Eventually it became so that I was nervous about walking down the street because I
couldn’t handle hearing a child cry. Even so, I felt I was alright…!
I didn’t talk about these problems with anyone, not even my closest friends. I didn’t acknowledge they were problems. I was unable to. I was unable to admit I wasn’t coping.
It was worry for my daughter that prompted me to take a step towards help. My eating
disorder was escalating. My daughter was approaching teenagehood. I was terrified of handing on my food problems to her. I went to the E.D.A. I expected them to give me a list of rules I could follow, which would sort it out. I was all over the bloody place.
They listened to me, looked at me kindly, and suggested counselling. I was disgusted. I went to my G.P. She listened, looked at me kindly, and suggested counselling.

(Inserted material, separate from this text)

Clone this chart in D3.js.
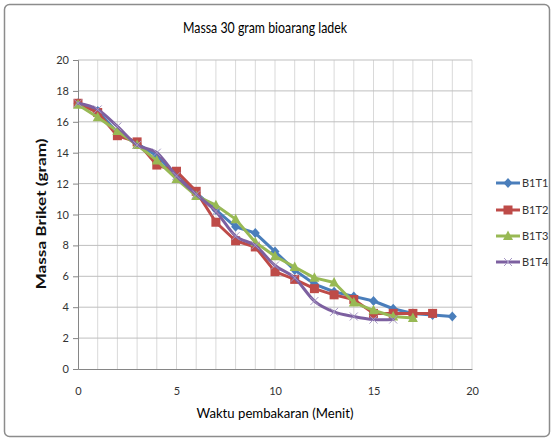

Full of shame, I started counselling.
I went, hugely defensive. I entered the room prepared to talk matter-of-factly about how to get this food issue sorted. Instead, I sat in the chair in the little room and sobbed.
And she let me.
She didn’t tell me to stop.
She didn’t jolly me along.
She didn’t tell me a joke.
She didn’t tell me to stop being silly.
She didn’t get upset.
She didn’t get anxious.
She didn’t ask me why.
She simply sat there, letting me know it was ok.
Letting me know I was ok.
This is the moment that has led me here.
For several months I talked, but mainly I cried. I asked her to tell me when it was ten minutes from the end of the session so I could pull myself together in preparation for the outside world.
Eventually, bit by bit, I was able to let the hurt, vulnerable person I was in that room leave the room with me.
I have been seeing my counsellor for two and a half years. We are moving towards the end now, pulling in loose ends. The relationship I have had with her has enabled me to acknowledge and begin to cherish the hurt little child I was, the hurt teenager I was, the fearful adult I have been.
I have brought my vulnerable self out of that room. I no longer have a secret self. It is amazing."